[Stated goal] Transcribe the records that follow. Keep every word exactly, and drop the pictures.

-------- Materials provided --------

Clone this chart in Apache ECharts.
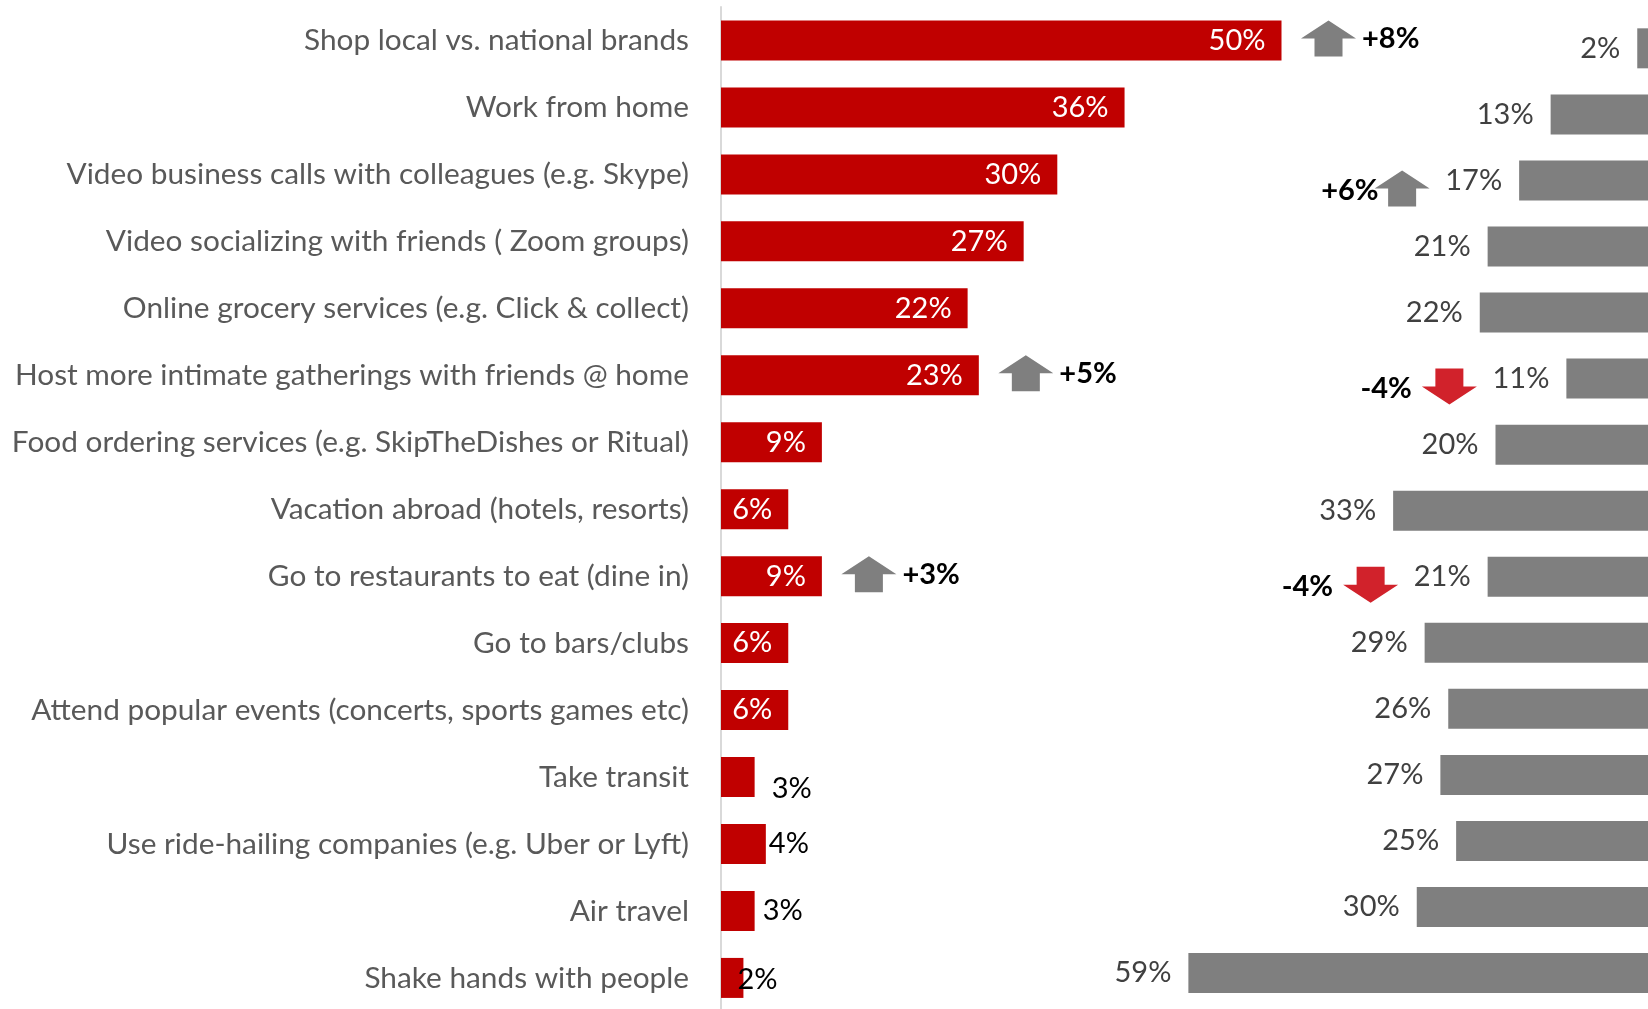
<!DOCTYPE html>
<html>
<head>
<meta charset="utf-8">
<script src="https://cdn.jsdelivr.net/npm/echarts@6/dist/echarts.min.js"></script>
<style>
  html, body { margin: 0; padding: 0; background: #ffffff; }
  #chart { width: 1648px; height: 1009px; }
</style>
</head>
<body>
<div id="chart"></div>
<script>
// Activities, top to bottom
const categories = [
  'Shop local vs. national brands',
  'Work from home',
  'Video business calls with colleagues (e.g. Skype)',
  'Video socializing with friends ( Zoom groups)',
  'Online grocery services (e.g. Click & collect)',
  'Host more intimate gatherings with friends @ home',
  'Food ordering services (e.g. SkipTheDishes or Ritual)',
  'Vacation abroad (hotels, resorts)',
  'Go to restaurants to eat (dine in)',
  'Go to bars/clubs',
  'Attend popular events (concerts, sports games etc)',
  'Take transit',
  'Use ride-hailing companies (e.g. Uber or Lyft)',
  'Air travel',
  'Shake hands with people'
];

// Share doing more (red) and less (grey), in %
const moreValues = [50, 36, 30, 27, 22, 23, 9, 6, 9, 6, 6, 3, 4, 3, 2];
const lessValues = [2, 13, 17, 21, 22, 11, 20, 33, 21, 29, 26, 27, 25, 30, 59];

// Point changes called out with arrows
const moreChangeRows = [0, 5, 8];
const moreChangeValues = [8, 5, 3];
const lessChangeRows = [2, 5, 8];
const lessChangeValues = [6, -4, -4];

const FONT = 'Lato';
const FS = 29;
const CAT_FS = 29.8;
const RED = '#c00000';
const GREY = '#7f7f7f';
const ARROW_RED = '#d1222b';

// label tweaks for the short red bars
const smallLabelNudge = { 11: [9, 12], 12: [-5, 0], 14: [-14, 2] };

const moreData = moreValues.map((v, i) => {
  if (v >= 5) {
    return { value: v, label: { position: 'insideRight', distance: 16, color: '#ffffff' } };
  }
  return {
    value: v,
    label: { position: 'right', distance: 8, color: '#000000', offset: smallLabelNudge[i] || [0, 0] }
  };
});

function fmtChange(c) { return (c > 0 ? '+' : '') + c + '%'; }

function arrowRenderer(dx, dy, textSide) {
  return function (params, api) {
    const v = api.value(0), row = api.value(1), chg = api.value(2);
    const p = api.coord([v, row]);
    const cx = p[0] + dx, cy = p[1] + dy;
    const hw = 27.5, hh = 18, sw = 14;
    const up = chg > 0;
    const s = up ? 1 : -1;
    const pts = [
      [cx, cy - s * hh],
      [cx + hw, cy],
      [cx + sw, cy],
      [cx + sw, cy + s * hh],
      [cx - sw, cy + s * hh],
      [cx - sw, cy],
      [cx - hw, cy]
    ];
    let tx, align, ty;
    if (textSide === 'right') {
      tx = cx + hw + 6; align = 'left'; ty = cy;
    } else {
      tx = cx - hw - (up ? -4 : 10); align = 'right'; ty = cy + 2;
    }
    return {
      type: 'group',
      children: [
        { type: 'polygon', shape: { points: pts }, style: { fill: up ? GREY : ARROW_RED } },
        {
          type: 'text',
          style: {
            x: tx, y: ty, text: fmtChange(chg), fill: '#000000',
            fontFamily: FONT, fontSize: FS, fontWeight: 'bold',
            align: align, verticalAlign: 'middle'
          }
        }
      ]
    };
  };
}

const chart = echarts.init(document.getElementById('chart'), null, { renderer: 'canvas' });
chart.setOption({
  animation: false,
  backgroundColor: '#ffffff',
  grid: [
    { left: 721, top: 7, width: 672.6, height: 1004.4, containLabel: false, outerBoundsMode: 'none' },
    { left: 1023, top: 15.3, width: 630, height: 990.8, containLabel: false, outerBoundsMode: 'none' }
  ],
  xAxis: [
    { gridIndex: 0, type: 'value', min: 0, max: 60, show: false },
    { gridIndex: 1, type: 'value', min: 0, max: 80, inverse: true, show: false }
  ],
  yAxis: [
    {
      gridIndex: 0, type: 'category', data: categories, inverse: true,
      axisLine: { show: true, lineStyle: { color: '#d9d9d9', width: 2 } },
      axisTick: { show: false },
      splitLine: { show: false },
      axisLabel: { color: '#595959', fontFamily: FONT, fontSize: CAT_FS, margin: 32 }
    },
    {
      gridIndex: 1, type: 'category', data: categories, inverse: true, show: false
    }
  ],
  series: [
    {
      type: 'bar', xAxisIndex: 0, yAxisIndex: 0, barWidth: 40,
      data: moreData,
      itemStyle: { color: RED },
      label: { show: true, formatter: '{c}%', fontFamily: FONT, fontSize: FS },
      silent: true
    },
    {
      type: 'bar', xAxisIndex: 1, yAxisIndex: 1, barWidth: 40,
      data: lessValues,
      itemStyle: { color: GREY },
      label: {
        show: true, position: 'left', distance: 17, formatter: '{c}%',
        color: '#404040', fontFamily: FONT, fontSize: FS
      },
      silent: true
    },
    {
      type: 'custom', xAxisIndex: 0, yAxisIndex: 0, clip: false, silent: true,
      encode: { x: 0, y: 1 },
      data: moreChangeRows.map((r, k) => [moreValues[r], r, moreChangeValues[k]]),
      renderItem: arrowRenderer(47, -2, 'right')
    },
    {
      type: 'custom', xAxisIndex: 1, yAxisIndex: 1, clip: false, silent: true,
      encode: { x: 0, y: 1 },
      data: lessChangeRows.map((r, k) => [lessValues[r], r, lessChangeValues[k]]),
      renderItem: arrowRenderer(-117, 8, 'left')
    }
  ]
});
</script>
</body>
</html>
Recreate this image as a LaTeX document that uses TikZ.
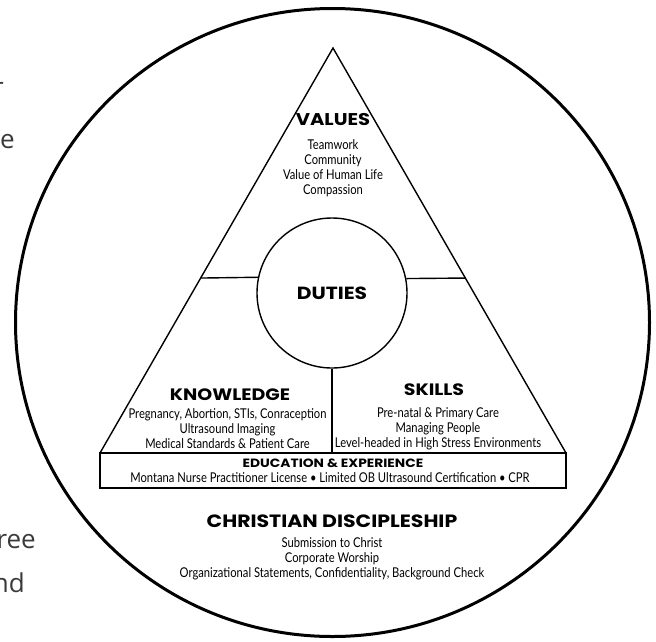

--------

[Answer for the task]
Clone this chart in Apache ECharts.
<!DOCTYPE html>
<html>
<head>
<meta charset="utf-8">
<script src="https://cdn.jsdelivr.net/npm/echarts@6/dist/echarts.min.js"></script>
<style>
  html, body { margin: 0; padding: 0; background: #ffffff; }
  #chart { width: 1648px; height: 1009px; }
</style>
</head>
<body>
<div id="chart"></div>
<script>
// Activities, top to bottom
const categories = [
  'Shop local vs. national brands',
  'Work from home',
  'Video business calls with colleagues (e.g. Skype)',
  'Video socializing with friends ( Zoom groups)',
  'Online grocery services (e.g. Click & collect)',
  'Host more intimate gatherings with friends @ home',
  'Food ordering services (e.g. SkipTheDishes or Ritual)',
  'Vacation abroad (hotels, resorts)',
  'Go to restaurants to eat (dine in)',
  'Go to bars/clubs',
  'Attend popular events (concerts, sports games etc)',
  'Take transit',
  'Use ride-hailing companies (e.g. Uber or Lyft)',
  'Air travel',
  'Shake hands with people'
];

// Share doing more (red) and less (grey), in %
const moreValues = [50, 36, 30, 27, 22, 23, 9, 6, 9, 6, 6, 3, 4, 3, 2];
const lessValues = [2, 13, 17, 21, 22, 11, 20, 33, 21, 29, 26, 27, 25, 30, 59];

// Point changes called out with arrows
const moreChangeRows = [0, 5, 8];
const moreChangeValues = [8, 5, 3];
const lessChangeRows = [2, 5, 8];
const lessChangeValues = [6, -4, -4];

const FONT = 'Lato';
const FS = 29;
const CAT_FS = 29.8;
const RED = '#c00000';
const GREY = '#7f7f7f';
const ARROW_RED = '#d1222b';

// label tweaks for the short red bars
const smallLabelNudge = { 11: [9, 12], 12: [-5, 0], 14: [-14, 2] };

const moreData = moreValues.map((v, i) => {
  if (v >= 5) {
    return { value: v, label: { position: 'insideRight', distance: 16, color: '#ffffff' } };
  }
  return {
    value: v,
    label: { position: 'right', distance: 8, color: '#000000', offset: smallLabelNudge[i] || [0, 0] }
  };
});

function fmtChange(c) { return (c > 0 ? '+' : '') + c + '%'; }

function arrowRenderer(dx, dy, textSide) {
  return function (params, api) {
    const v = api.value(0), row = api.value(1), chg = api.value(2);
    const p = api.coord([v, row]);
    const cx = p[0] + dx, cy = p[1] + dy;
    const hw = 27.5, hh = 18, sw = 14;
    const up = chg > 0;
    const s = up ? 1 : -1;
    const pts = [
      [cx, cy - s * hh],
      [cx + hw, cy],
      [cx + sw, cy],
      [cx + sw, cy + s * hh],
      [cx - sw, cy + s * hh],
      [cx - sw, cy],
      [cx - hw, cy]
    ];
    let tx, align, ty;
    if (textSide === 'right') {
      tx = cx + hw + 6; align = 'left'; ty = cy;
    } else {
      tx = cx - hw - (up ? -4 : 10); align = 'right'; ty = cy + 2;
    }
    return {
      type: 'group',
      children: [
        { type: 'polygon', shape: { points: pts }, style: { fill: up ? GREY : ARROW_RED } },
        {
          type: 'text',
          style: {
            x: tx, y: ty, text: fmtChange(chg), fill: '#000000',
            fontFamily: FONT, fontSize: FS, fontWeight: 'bold',
            align: align, verticalAlign: 'middle'
          }
        }
      ]
    };
  };
}

const chart = echarts.init(document.getElementById('chart'), null, { renderer: 'canvas' });
chart.setOption({
  animation: false,
  backgroundColor: '#ffffff',
  grid: [
    { left: 721, top: 7, width: 672.6, height: 1004.4, containLabel: false, outerBoundsMode: 'none' },
    { left: 1023, top: 15.3, width: 630, height: 990.8, containLabel: false, outerBoundsMode: 'none' }
  ],
  xAxis: [
    { gridIndex: 0, type: 'value', min: 0, max: 60, show: false },
    { gridIndex: 1, type: 'value', min: 0, max: 80, inverse: true, show: false }
  ],
  yAxis: [
    {
      gridIndex: 0, type: 'category', data: categories, inverse: true,
      axisLine: { show: true, lineStyle: { color: '#d9d9d9', width: 2 } },
      axisTick: { show: false },
      splitLine: { show: false },
      axisLabel: { color: '#595959', fontFamily: FONT, fontSize: CAT_FS, margin: 32 }
    },
    {
      gridIndex: 1, type: 'category', data: categories, inverse: true, show: false
    }
  ],
  series: [
    {
      type: 'bar', xAxisIndex: 0, yAxisIndex: 0, barWidth: 40,
      data: moreData,
      itemStyle: { color: RED },
      label: { show: true, formatter: '{c}%', fontFamily: FONT, fontSize: FS },
      silent: true
    },
    {
      type: 'bar', xAxisIndex: 1, yAxisIndex: 1, barWidth: 40,
      data: lessValues,
      itemStyle: { color: GREY },
      label: {
        show: true, position: 'left', distance: 17, formatter: '{c}%',
        color: '#404040', fontFamily: FONT, fontSize: FS
      },
      silent: true
    },
    {
      type: 'custom', xAxisIndex: 0, yAxisIndex: 0, clip: false, silent: true,
      encode: { x: 0, y: 1 },
      data: moreChangeRows.map((r, k) => [moreValues[r], r, moreChangeValues[k]]),
      renderItem: arrowRenderer(47, -2, 'right')
    },
    {
      type: 'custom', xAxisIndex: 1, yAxisIndex: 1, clip: false, silent: true,
      encode: { x: 0, y: 1 },
      data: lessChangeRows.map((r, k) => [lessValues[r], r, lessChangeValues[k]]),
      renderItem: arrowRenderer(-117, 8, 'left')
    }
  ]
});
</script>
</body>
</html>
Recreate this image as a LaTeX document that uses TikZ.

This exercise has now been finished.